· Kegagalan untuk menjelaskan pernanan suami-isteri dalam persekutuan adalah sebab besar dari perpecahan perkawinan. Sebagai satu pasangan, suami isteri akan dilibatkan di dalam sejumlah kegiatan-kegiatan dan tanggung jawab yang hampir tidak pernah habis.
· Perkawinan adalah pusat perhatian hidup isteri. Suami adalah kepala pemelihara (pemberi nafkah) dan lebih berkuasa daripada isteri. Ia adalah seorang teman bagi suaminya. Suami menyelesaikan dan isteri memberi semangat kepada suami.
· Suami bertanggungjawab pada tugasnya/pekerjaan dan isteri bertanggungjawab di rumah dan anak-anak. Bukan berarti isteri tidak boleh bekerja.
· Bila seseorang pria dan seorang wanita bersatu dalam perkawinan, pengalaman kemanusiaan suatu perbaikan kepada keseluruhan kemuliaan dialami. Kemuliaan pria adalah pengetahuan bahwa pria tidak lengkap tanpa wanita.

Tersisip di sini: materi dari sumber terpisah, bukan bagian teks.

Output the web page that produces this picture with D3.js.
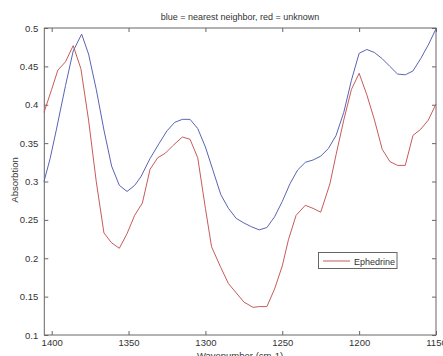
<!DOCTYPE html>
<html><head><meta charset="utf-8">
<script src="https://cdn.jsdelivr.net/npm/d3@7/dist/d3.min.js"></script>
<style>
html,body{margin:0;padding:0;background:#fff;}
text{font-family:"Liberation Sans",Arial,sans-serif;}
</style></head>
<body><svg id="c" width="443" height="356"></svg>
<script>
const blueWn = [1405,1401,1397,1391,1386,1380.5,1376,1371,1366,1361,1356,1351,1346,1342,1336,1330,1325,1320,1315,1310,1305,1300,1295,1290,1285,1280,1275,1270,1265,1260,1255,1250,1245,1240,1235,1230,1225,1220,1215,1210,1205,1200,1195,1190,1185,1180,1175,1170,1165,1160,1155,1150];
const blueVals = [0.300,0.330,0.367,0.425,0.470,0.492,0.466,0.420,0.367,0.320,0.295,0.287,0.295,0.306,0.330,0.350,0.366,0.377,0.381,0.381,0.369,0.345,0.314,0.283,0.265,0.252,0.246,0.241,0.237,0.240,0.254,0.274,0.297,0.315,0.325,0.328,0.333,0.343,0.360,0.390,0.432,0.467,0.472,0.468,0.460,0.450,0.440,0.439,0.444,0.460,0.478,0.499];
const redWn = [1405,1400,1396,1391,1386,1381,1376,1371,1366,1361,1356,1351,1346,1341,1336,1331,1326,1321,1315,1310,1305,1300,1296,1290,1285,1280,1275,1269,1265,1260,1255,1250,1246,1241,1235,1230,1225,1219,1215,1210,1205,1200,1195,1190,1185,1180,1175,1170,1165,1160,1155,1150];
const redVals = [0.390,0.420,0.445,0.456,0.477,0.447,0.380,0.300,0.233,0.220,0.213,0.232,0.256,0.272,0.316,0.331,0.337,0.347,0.358,0.355,0.331,0.265,0.215,0.188,0.167,0.155,0.143,0.136,0.137,0.137,0.160,0.190,0.224,0.256,0.269,0.265,0.260,0.297,0.335,0.380,0.420,0.441,0.413,0.380,0.342,0.326,0.321,0.321,0.360,0.368,0.380,0.401];
const xTicks = [1400,1350,1300,1250,1200,1150];
const yTicks = [0.1,0.15,0.2,0.25,0.3,0.35,0.4,0.45,0.5];
const titleText = "blue = nearest neighbor, red = unknown";
const xLabel = "Wavenumber (cm-1)";
const yLabel = "Absorbtion";
const legendLabel = "Ephedrine";

const svg = d3.select("#c");
const L=44.3, R=436, T=28, B=335;
const x = d3.scaleLinear().domain([1404.8,1150]).range([L,R]);
const y = d3.scaleLinear().domain([0.1,0.5]).range([B,T]);
const axisCol = "#666";
const txtCol = "#333";

svg.append("rect").attr("x",L).attr("y",T).attr("width",R-L).attr("height",B-T)
  .attr("fill","none").attr("stroke",axisCol).attr("stroke-width",1);

const xa = svg.append("g").attr("transform",`translate(0,${B})`)
  .call(d3.axisBottom(x).tickValues(xTicks).tickSizeInner(-4).tickSizeOuter(0).tickPadding(4).tickFormat(d3.format("d")));
const xt = svg.append("g").attr("transform",`translate(0,${T})`)
  .call(d3.axisTop(x).tickValues(xTicks).tickSizeInner(-4).tickSizeOuter(0).tickFormat(""));
const ya = svg.append("g").attr("transform",`translate(${L},0)`)
  .call(d3.axisLeft(y).tickValues(yTicks).tickSizeInner(-4).tickSizeOuter(0).tickPadding(6).tickFormat(d=>String(+d.toFixed(2))));
const yr = svg.append("g").attr("transform",`translate(${R},0)`)
  .call(d3.axisRight(y).tickValues(yTicks).tickSizeInner(-4).tickSizeOuter(0).tickFormat(""));
[xa,xt,ya,yr].forEach(g=>{
  g.select(".domain").remove();
  g.selectAll("line").attr("stroke",axisCol);
  g.selectAll("text").attr("fill",txtCol).style("font-size","9.5px");
});

const line = d3.line().x(d=>x(d[0])).y(d=>y(d[1]));
svg.append("path").datum(blueWn.map((w,i)=>[w,blueVals[i]]))
  .attr("d",line).attr("fill","none").attr("stroke","#5a64b4").attr("stroke-width",1);
svg.append("path").datum(redWn.map((w,i)=>[w,redVals[i]]))
  .attr("d",line).attr("fill","none").attr("stroke","#c85a5a").attr("stroke-width",1);

svg.append("text").attr("x",240).attr("y",20).attr("text-anchor","middle")
  .attr("fill",txtCol).style("font-size","9px").text(titleText);
svg.append("text").attr("x",240).attr("y",359).attr("text-anchor","middle")
  .attr("fill",txtCol).style("font-size","9.5px").text(xLabel);
svg.append("text").attr("transform","translate(18,180) rotate(-90)").attr("text-anchor","middle")
  .attr("fill",txtCol).style("font-size","9.5px").text(yLabel);

const lg = svg.append("g");
lg.append("rect").attr("x",318.5).attr("y",252.5).attr("width",78.5).attr("height",16)
  .attr("fill","#fff").attr("stroke",axisCol).attr("stroke-width",1);
lg.append("line").attr("x1",323).attr("x2",350).attr("y1",261).attr("y2",261)
  .attr("stroke","#c85a5a").attr("stroke-width",1);
lg.append("text").attr("x",354).attr("y",264.5).attr("fill",txtCol).style("font-size","9px").text(legendLabel);
</script></body></html>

· Dalam keluarga atau pasangan suami isteri, yang seharusnya paling berpengaruh untuk mengambil keputusan adalah seorang suami, karena dia adalah kepala dalam rumah tangga, tentu sebelum mengambil keputusan harus dipertimbangkan dengan isterinya. Baik buruknya ketika mengambil keputusan tersebut harus mengetahuinya.
· Setiap pasangan suami isteri langsung atau tidak langsung mengadakan satu pola untuk memenuhi keputusan-keputusan perkawinan. Banyak dari pola-pola ini adalah tidak efektif atau kekalahan diri.
· Prinsip dari saling tunduk dalam perkawinan, adalah sama dengan pola ketundukan antara anggota-anggota Tubuh Kristus. Ada waktu dalam Tubuh ketika hal itu pantas untuk seorang anggota untuk dilatih menjadi pemimpin atas anggota-anggota lain sebagai satu fungsi dari karunia-karunia rohaninya (1 Kor. 12:14-26).
· Tidak ada satupun dari karunia-karunia rohani yang secara otomatis menjadikan seorang anggota menjadi seorang pemimpin atau pembuat keputusan terakhir sepanjang waktu.
· Dalam perkawinan suami mempunyai jabatan sebagai kepala. Artinya yang sederhana adalah bahwa suami mempunyai pertanggungjawaban dan kuasa untuk mengingat atau menyebut perkawinan.
· Sebagai kepala, suami dipanggil untuk memimpin dalam saling menguji perkawinan untuk melihat kalau hal itu berkembang sesuai dengan tujuan-tujuan jangka panjang.
· Kepemimpinan tidak sama dengan yang dilakukan bos. Suami hanya dapat memerintah isteri untuk melakukan sesuai dengan apa yang mereka telah ikrarkan sebagai janji ketika mereka dinikahkan.
· Kepemimpinan adalah jabatan khusus pelayanan supaya perkawinan dapat berkembang dan bertumbuh.
· Kepemimpinan bukan berarti suami memutuskan dalam segala hal, sampai bagian terkecilpun suami putuskan.
· Peranan suami adalah menjadi pemimpin yang senantiasa menjaga supaya hal-hal kecil tidak berkembang ke dalam berbagai pola yang merusak perkawinan seluruhnya.